Article titled “Coo-ees Welcomed” from the Democrat, 6th November 1915, p. 2.
The Gilgandra braves — the “Coo-ees” — were accorded an enthusiastic reception on Monday last. They left Wallerawang at 9.30 a.m., and marched to Middle River, where they halted. They were met there by the men of the Lithgow camp and a right royal time was spent. It is an offence to have long hair, and as the laws of the Medes and Persians altereth not, neither do the laws according to the Gilgandra recruits alter. At least six of the Lithgow boys needed tonsorial attention and the “Gilgandra barber,” who sat as judge, declared them guilty and sentenced them to be shorn of their curly locks. Despite protests, the chief executioner carried out his duties to the satisfaction of all but the six. These latter have now cool heads — it will prevent them from becoming hot-headed.
“’Fall in” was then sounded, and the two squads of soldiers marched to Bowenfels, where they halted to await the welcome ceremonies.
The visitors looked in the pink of condition and were as hard as nails. They had increased their number by five at Wallerawang.
The welcome arrangements were admirably carried out by the chief marshals (Messrs. A. E. Roper and Saunderson). There was not a hitch anywhere. This is as it should be and the gentlemen concerned are to be congratulated.
The Cooerwull school children sang “Advance Australia Fair” capitally, while the Lithgow children also did well.
The Town Band played at the meeting place, and played beautifully.
The Mayor (Ald. Pillans) then welcomed the “Coo-ees” to Lithgow in a speech admirably suited to the occasion — being short, concise, and good. Major Wynne responded on behalf of the visitors.
The procession was then formed, the mounted police in front, then the aldermen, the Progress Association and prominent townspeople, then came the Lithgow recruits, followed the Town Band, and then came the “Coo-ees,”‘ each town being represented by their respective units — a flag with the name or the town being the line of demarkation. Then we had our own cadets, with trumpeters playing smartly and briskly. Patrols of Boy Scouts, under Scout-master Lamb, were also in evidence and added considerably to the success of the procession. The civilians also joined in as well as scores of motor cars, buggies, ‘busses, etc. The procession wended its way along Main-street, across Eskbank bridge, up Railway Parade, and into the Trades Hall, which had been kindly loaned for the occasion.
At six o’clock the braves were entertained at luncheon at the Town Hall. This over, it had been intended to have a smoke social, but as the Oddfellows Hall proprietary had kindly granted a free pass for their picture show to the men, they all preferred that, and a splendid programme was screened to the enjoyment of the vast audience present.
On Tuesday advantage was taken of having squad drill, after which general leave was granted.
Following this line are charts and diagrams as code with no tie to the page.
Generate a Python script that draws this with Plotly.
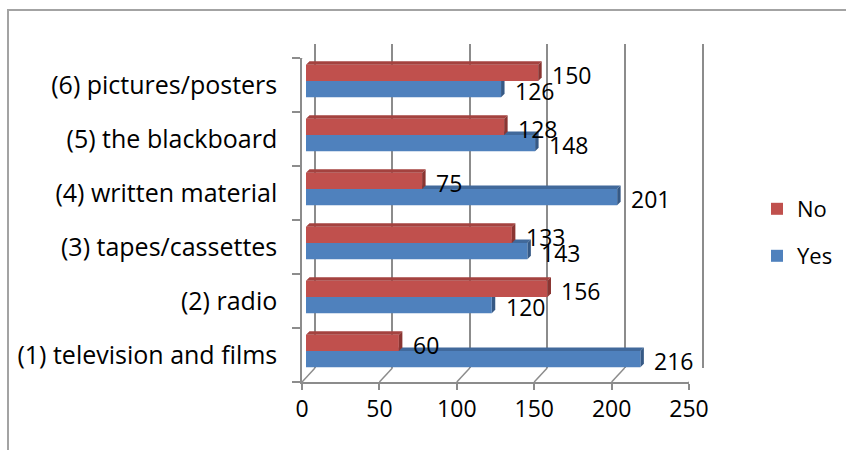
import plotly.graph_objects as go

# ---- data -------------------------------------------------------------
categories = [
    "(1) television and films",
    "(2) radio",
    "(3) tapes/cassettes",
    "(4) written material",
    "(5) the blackboard",
    "(6) pictures/posters",
]
yes_values = [216, 120, 143, 201, 148, 126]
no_values = [60, 156, 133, 75, 128, 150]
x_ticks = [0, 50, 100, 150, 200, 250]

# ---- geometry (pixels in an 846 x 450 canvas) -------------------------
W, H = 846, 450
FONT = "Open Sans"
FS = 23
CAT_FS = 25
GRID = "#8c8c8c"
BLUE, BLUE_TOP, BLUE_SIDE = "#4F81BD", "#41699B", "#365985"
RED, RED_TOP, RED_SIDE = "#C0504D", "#A4423F", "#8A3532"

X_MAX = 250
FRONT_L, FRONT_R = 302, 689          # front plane x extent
FRONT_T, FRONT_B = 58, 382           # front plane y extent
DEPTH_X, DEPTH_Y = 13, 14            # back wall offset
BAR_DX, BAR_DY = 4, 4                # bar plane offset
BAR_W = 0.30                         # bar thickness (category units)
FACE = 3.5                           # bar bevel depth in px
PX_PER_UNIT = (FRONT_R - FRONT_L) / X_MAX


def fx(p):
    return p / W


def fy(p):
    return 1 - p / H


idx = list(range(len(categories)))

fig = go.Figure()

# empty trace so the back-wall subplot (and its gridlines) gets built
fig.add_trace(go.Scatter(x=[], y=[], xaxis="x2", yaxis="y2",
                         showlegend=False, hoverinfo="skip"))

# bars live on their own (slightly recessed) axis pair
fig.add_trace(go.Bar(
    name="Yes", y=idx, x=yes_values, orientation="h",
    width=BAR_W, offset=-BAR_W, marker=dict(color=BLUE, line_width=0),
    xaxis="x3", yaxis="y3", legend="legend2", hoverinfo="skip",
))
fig.add_trace(go.Bar(
    name="No", y=idx, x=no_values, orientation="h",
    width=BAR_W, offset=0, marker=dict(color=RED, line_width=0),
    xaxis="x3", yaxis="y3", legend="legend", hoverinfo="skip",
))

shapes = []
dx_units = FACE / PX_PER_UNIT
bar_px = BAR_W * (FRONT_B - FRONT_T) / len(categories)


def bevel(value, top, top_col, side_col, layer):
    # top face
    shapes.append(dict(
        type="path", xref="x3", yref="y3", ysizemode="pixel", yanchor=top,
        path=f"M0,0 L{value},0 L{value + dx_units},{FACE} L{dx_units},{FACE} Z",
        fillcolor=top_col, line_width=0, layer=layer,
    ))
    # right end face
    shapes.append(dict(
        type="path", xref="x3", yref="y3", ysizemode="pixel", yanchor=top,
        path=(f"M{value},0 L{value},{-bar_px} L{value + dx_units},{-bar_px + FACE} "
              f"L{value + dx_units},{FACE} Z"),
        fillcolor=side_col, line_width=0, layer=layer,
    ))


for i, v in enumerate(yes_values):
    bevel(v, i, BLUE_TOP, BLUE_SIDE, "between")
for i, v in enumerate(no_values):
    bevel(v, i + BAR_W, RED_TOP, RED_SIDE, "above")

# floor edges running from the front ticks back to the wall
for v in x_ticks:
    shapes.append(dict(
        type="line", xref="x", yref="y",
        xsizemode="pixel", xanchor=v, x0=0, x1=DEPTH_X,
        ysizemode="pixel", yanchor=-0.5, y0=0, y1=DEPTH_Y,
        line=dict(color=GRID, width=1.5),
    ))
# top edge of the side wall
shapes.append(dict(
    type="line", xref="x", yref="y",
    xsizemode="pixel", xanchor=0, x0=0, x1=DEPTH_X,
    ysizemode="pixel", yanchor=len(categories) - 0.5, y0=0, y1=DEPTH_Y,
    line=dict(color=GRID, width=1.5),
))
# chart-area frame
shapes.append(dict(
    type="rect", xref="paper", yref="paper",
    x0=fx(8), y0=fy(10), x1=1.05, y1=-0.05,
    line=dict(color="#a3a3a3", width=2), fillcolor="rgba(0,0,0,0)",
))

# value labels
annotations = []
for i, v in enumerate(yes_values):
    annotations.append(dict(
        x=v, y=i - BAR_W / 2, xref="x3", yref="y3", text=str(v),
        showarrow=False, xanchor="left", yanchor="middle", xshift=12, yshift=-2,
        font=dict(family=FONT, size=FS, color="#000"),
    ))
for i, v in enumerate(no_values):
    annotations.append(dict(
        x=v, y=i + BAR_W / 2, xref="x3", yref="y3", text=str(v),
        showarrow=False, xanchor="left", yanchor="middle", xshift=12, yshift=-2,
        font=dict(family=FONT, size=FS, color="#000"),
    ))

axis_font = dict(family=FONT, size=FS, color="#000")

fig.update_layout(
    width=W, height=H,
    margin=dict(l=0, r=0, t=0, b=0, autoexpand=False),
    paper_bgcolor="white", plot_bgcolor="rgba(0,0,0,0)",
    font=dict(family=FONT, size=FS, color="#000"),
    shapes=shapes, annotations=annotations,
    # front plane: tick labels, floor edge, side-wall edge
    xaxis=dict(
        domain=[fx(FRONT_L), fx(FRONT_R)], range=[0, X_MAX], anchor="y",
        tickmode="array", tickvals=x_ticks, ticks="outside", ticklen=6,
        tickcolor=GRID, tickwidth=1.5, showline=True, linecolor=GRID, linewidth=1.5,
        showgrid=False, zeroline=False, tickfont=axis_font, fixedrange=True,
    ),
    yaxis=dict(
        domain=[fy(FRONT_B), fy(FRONT_T)], range=[-0.5, len(categories) - 0.5],
        anchor="x", tickmode="array", tickvals=idx, ticktext=categories,
        ticks="outside", ticklen=8, tickcolor="rgba(0,0,0,0)",
        minor=dict(ticks="outside", ticklen=8, tickcolor=GRID, tickwidth=1.5,
                   tick0=0.5, dtick=1),
        showline=True, linecolor=GRID, linewidth=1.5,
        showgrid=False, zeroline=False,
        tickfont=dict(family=FONT, size=CAT_FS, color="#000"), fixedrange=True,
        ticklabelstandoff=10,
    ),
    # back wall: gridlines
    xaxis2=dict(
        domain=[fx(FRONT_L + DEPTH_X), fx(FRONT_R + DEPTH_X)], range=[0, X_MAX],
        anchor="y2", tickmode="array", tickvals=x_ticks, showticklabels=False,
        ticks="", showgrid=True, gridcolor=GRID, gridwidth=1.5,
        zeroline=True, zerolinecolor=GRID, zerolinewidth=1.5, fixedrange=True,
    ),
    yaxis2=dict(
        domain=[fy(FRONT_B - DEPTH_Y), fy(FRONT_T - DEPTH_Y)],
        range=[-0.5, len(categories) - 0.5], anchor="x2", side="right",
        showline=True, linecolor=GRID, linewidth=1.5,
        showticklabels=False, ticks="", showgrid=False, zeroline=False, fixedrange=True,
    ),
    # bar plane
    xaxis3=dict(
        domain=[fx(FRONT_L + BAR_DX), fx(FRONT_R + BAR_DX)], range=[0, X_MAX],
        anchor="y3", visible=False, fixedrange=True,
    ),
    yaxis3=dict(
        domain=[fy(FRONT_B - BAR_DY), fy(FRONT_T - BAR_DY)],
        range=[-0.5, len(categories) - 0.5], anchor="x3", visible=False, fixedrange=True,
    ),
    legend=dict(x=fx(757), y=fy(209), xanchor="left", yanchor="middle",
                font=dict(family=FONT, size=FS - 1), bgcolor="rgba(0,0,0,0)"),
    legend2=dict(x=fx(757), y=fy(256), xanchor="left", yanchor="middle",
                 font=dict(family=FONT, size=FS - 1), bgcolor="rgba(0,0,0,0)"),
    showlegend=True,
)

fig.write_html("out.html")
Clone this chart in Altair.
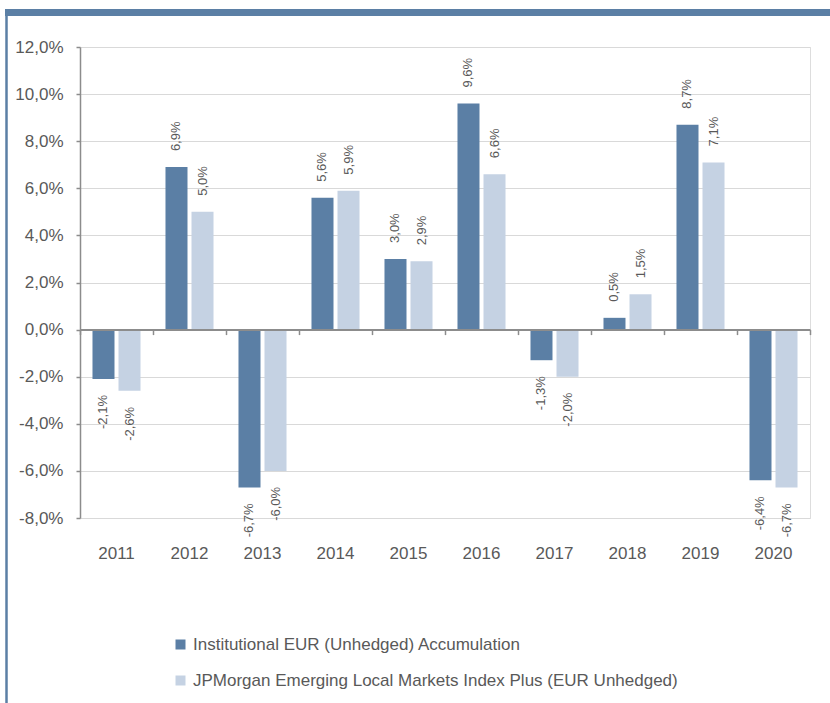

The men were also given white hats and dungarees and they looked more like soldiers than they did in civilian costume.
The squad has two mascots — a young cattle dog and a fox. The young recruit who had charge of them said, “Now I’ve got them over the worst of their trouble, all the others want to collar them, but they won’t get them. They’re mine.”’
Click here to access the article on Trove:http://nla.gov.au/nla.news-article103569195
Note: According to a docket in the official correspondence of the march, Thomas Dowd, a recruit from Wongarbon, was paid for 21 days barbering services on the march, so he appears to have been the “Gilgandra barber” in the above article.